At about the same time two shipments of Robert Mondavi wines arrived to my office. Mondavi has been a household name to many for decades. But the odd timing brought into focus that beginning wine drinkers or value wine drinkers should know about America’s most iconic wine name.
Anyone interested can certainly find ample material online about Robert Mondavi. The details shared in Grape Sense come from internet research and the marketing firm that handles Mondavi wines.
The wines are distributed in all 50 states and are always good representatives of the grapes and a safe choice when nothing else on the shelf looks appealing.
Robert Mondavi became one of the world’s biggest wine brands not just through winemaking but the man’s marketing savvy and business sense. He was the son of Italian immigrants and a graduate of Stanford with a degree in economics and business administration.
He worked at Sunnyhill Winery with his father before the family purchased Charles Krug Winery. At the age of 53 he opened Robert Mondavi Winery in Napa. He pioneered winemaking techniques, led blind tastings, and preached the pleasures of wine, food and the arts to anyone who would listen.
He co-founded the American Institute of Wine and Food with Julia Child and Richard Graff in 1981. He has been “man of the year” for more publications and organizations than there is space to list. Perhaps one of his most notable honors came in 2005 when he won the Legion d’Honneur award, France’s highest Presidential honor.
His story got complicated in the early 1990s when his sons took over the business. They were producing a half-million cases of wine a year but were buried in debt. The family business went public and production soared to nearly 5 million cases annually. The Mondavi empire ended in 2004 when Constellation brands bought Mondavi for more than a billion dollars.
But throughout the ups and downs of the business Robert Mondavi was the spokesman for American wine.
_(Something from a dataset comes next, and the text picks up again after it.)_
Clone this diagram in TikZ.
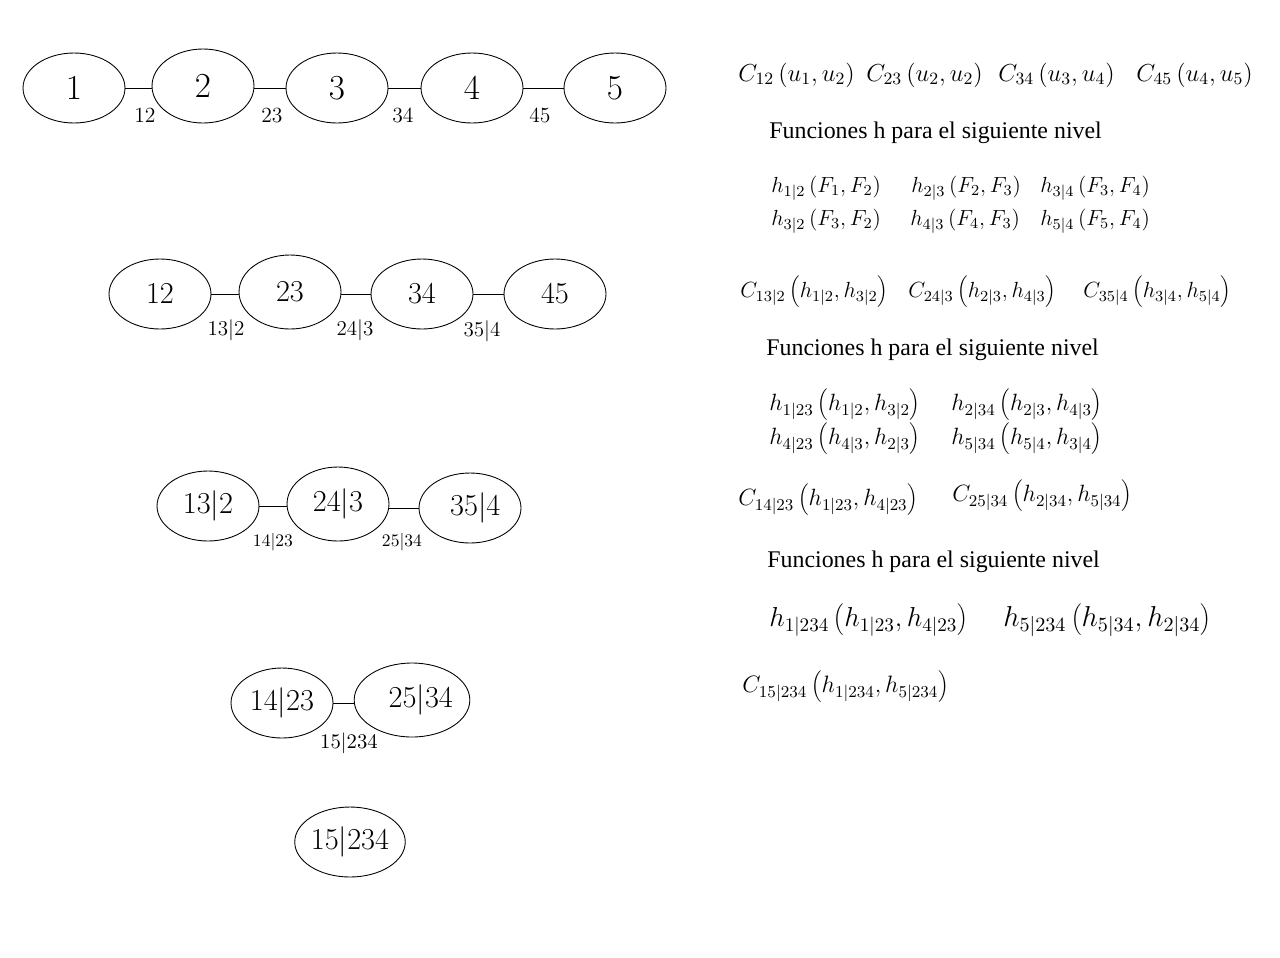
\RequirePackage{fix-cm}
\documentclass[tikz,border=0pt]{standalone}
\usepackage{fontspec}
\newfontfamily\funfont{Liberation Serif}
\usetikzlibrary{shapes.geometric}
\newcommand{\fsz}[1]{\fontsize{#1}{#1}\selectfont}
\tikzset{
  ell/.style={ellipse, draw, line width=0.5pt, inner sep=0pt, minimum width=2.04cm, minimum height=1.4cm, font=\fsz{17.3}},
  ellt/.style={ell, minimum height=1.48cm},
  big/.style={font=\fsz{20}},
  conn/.style={line width=0.5pt},
  elab/.style={inner sep=0pt, font=\fsz{12.3}},
  elabs/.style={inner sep=0pt, font=\fsz{10}},
  mt/.style={anchor=west, inner sep=0pt},
  fun/.style={anchor=west, inner sep=0pt, font=\funfont\fsz{13.6}}
}
\begin{document}
\begin{tikzpicture}[x=0.02cm, y=-0.02cm]
\useasboundingbox (0,0) rectangle (1280,957);
% row 1
\node[ell, big]  (n1) at (74,88)  {$1$};
\node[ellt, big] (n2) at (203,86) {$2$};
\node[ell, big]  (n3) at (337,88) {$3$};
\node[ell, big]  (n4) at (472,88) {$4$};
\node[ell, big]  (n5) at (615,88) {$5$};
\draw[conn] (n1.east) -- (n1.east -| n2.west);
\draw[conn] (n3.west -| n2.east) -- (n3.west);
\draw[conn] (n3.east) -- (n4.west);
\draw[conn] (n4.east) -- (n5.west);
\node[elab] (l12) at (145,116) {$12$};
\node[elab] (l23) at (272,116) {$23$};
\node[elab] (l34) at (403,116) {$34$};
\node[elab] (l45) at (540,116) {$45$};
% row 2
\node[ell]  (m12) at (160,294) {$12$};
\node[ellt] (m23) at (290,292) {$23$};
\node[ell]  (m34) at (422,294) {$34$};
\node[ell]  (m45) at (555,294) {$45$};
\draw[conn] (m12.east) -- (m12.east -| m23.west);
\draw[conn] (m34.west -| m23.east) -- (m34.west);
\draw[conn] (m34.east) -- (m45.west);
\node[elab, font=\fsz{12}] (l132) at (226,330) {$13|2$};
\node[elab, font=\fsz{12}] (l243) at (355,330) {$24|3$};
\node[elab, font=\fsz{12}] (l354) at (482,331) {$35|4$};
% row 3
\node[ell]  (k1) at (208,506) {$13|2$};
\node[ellt] (k2) at (338,504) {\raisebox{2pt}{$24|3$}};
\node[ell]  (k3) at (470,508) {\hspace*{6pt}$35|4$};
\draw[conn] (k1.east) -- (k1.east -| k2.west);
\draw[conn] (k3.west -| k2.east) -- (k3.west);
\node[elabs] (l1423) at (273,542) {$14|23$};
\node[elabs] (l2534) at (402,542) {$25|34$};
% row 4
\node[ell]  (p1) at (282,703) {$14|23$};
\node[ellt] (p2) at (412,700) {\hspace*{10pt}$25|34$};
\draw[conn] (p1.east) -- (p1.east -| p2.west);
\node[elab, font=\fsz{11.8}] (l15234) at (349,743) {$15|234$};
% row 5
\node[ell] (q1) at (350,842) {$15|234$};
% right side
\begin{scope}[every node/.append style={font=\fsz{14.0}}]
\node[mt] (c12) at (738,75)  {$C_{12}\left(u_1,u_2\right)$};
\node[mt] (c23) at (866,75)  {$C_{23}\left(u_2,u_2\right)$};
\node[mt] (c34) at (998,75)  {$C_{34}\left(u_3,u_4\right)$};
\node[mt] (c45) at (1136,75) {$C_{45}\left(u_4,u_5\right)$};
\end{scope}
\node[fun] (f1) at (769,133) {Funciones h para el siguiente nivel};
\begin{scope}[every node/.append style={font=\fsz{12.45}}]
\node[mt] (h12) at (771,188)  {$h_{1|2}\left(F_1,F_2\right)$};
\node[mt] (h23) at (911,188)  {$h_{2|3}\left(F_2,F_3\right)$};
\node[mt] (h34) at (1040,188) {$h_{3|4}\left(F_3,F_4\right)$};
\node[mt] (h32) at (771,221)  {$h_{3|2}\left(F_3,F_2\right)$};
\node[mt] (h43) at (910,221)  {$h_{4|3}\left(F_4,F_3\right)$};
\node[mt] (h54) at (1040,221) {$h_{5|4}\left(F_5,F_4\right)$};
\end{scope}
\begin{scope}[every node/.append style={font=\fsz{12.5}}]
\node[mt] (c132) at (740,292)  {$C_{13|2}\left(h_{1|2},h_{3|2}\right)$};
\node[mt] (c243) at (908,292)  {$C_{24|3}\left(h_{2|3},h_{4|3}\right)$};
\node[mt] (c354) at (1083,292) {$C_{35|4}\left(h_{3|4},h_{5|4}\right)$};
\end{scope}
\node[fun] (f2) at (766,350) {Funciones h para el siguiente nivel};
\begin{scope}[every node/.append style={font=\fsz{13.4}}]
\node[mt] (h123) at (769,405) {$h_{1|23}\left(h_{1|2},h_{3|2}\right)$};
\node[mt] (h234) at (951,405) {$h_{2|34}\left(h_{2|3},h_{4|3}\right)$};
\node[mt] (h423) at (769,439) {$h_{4|23}\left(h_{4|3},h_{2|3}\right)$};
\node[mt] (h534) at (951,439) {$h_{5|34}\left(h_{5|4},h_{3|4}\right)$};
\node[mt] (c1423) at (738,500) {$C_{14|23}\left(h_{1|23},h_{4|23}\right)$};
\node[mt] (c2534) at (952,496) {$C_{25|34}\left(h_{2|34},h_{5|34}\right)$};
\end{scope}
\node[fun] (f3) at (767,562) {Funciones h para el siguiente nivel};
\node[mt, font=\fsz{15.6}] (h1234) at (769,620)  {$h_{1|234}\left(h_{1|23},h_{4|23}\right)$};
\node[mt, font=\fsz{16.4}] (h5234) at (1003,620) {$h_{5|234}\left(h_{5|34},h_{2|34}\right)$};
\node[mt, font=\fsz{13.5}] (c15234) at (742,687) {$C_{15|234}\left(h_{1|234},h_{5|234}\right)$};
\end{tikzpicture}
\end{document}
He deserves considerable credit for showing the world great wines could be produced in regions outside of Old World Europe.
One of the great partnerships of the last decade was Baron Philippe Rothschild and Robert Mondavi combining efforts in 1979 to create Opus One. The wine became one of the first super premium wines with the two rock star winemakers at the helm. The Bordeaux style blend is currently in its 2008 release and retails for $210.
Robert Mondavi died in 2008 at age 94. His name should be alongside Edison and the light bulb, Henry Ford and the Model T, Michael Jordan and basketball.
I’m frequently asked what wineries one should visit when making a first-time trip to Napa. I always suggest hitting Mondavi’s Spanish style landmark. It is the “granddaddy of them all,” to steal a line from sportscaster Keith Jackson.
The wines are good value at the lower price point and great wines in the upper echelon.
Robert Mondavi Private Selections include nine different wines at value prices you’ll find in groceries, wine shops, and liquor stores. The wines are very consistent for the under $15 price point. Another good choice in the value category is Mondavi-owned Woodbridge wines.
Robert Mondavi Napa Valley wines are the real flagship wines. These wines retail around $20-$30 and represent great wines, good critic scores, and consistent value for the price point.
Robert Mondavi Reserve Napa Cabernet is the top bottling, consistently garnering 90-plus points and measuring up to any Napa Cab. But it is a $100 a bottle of wine.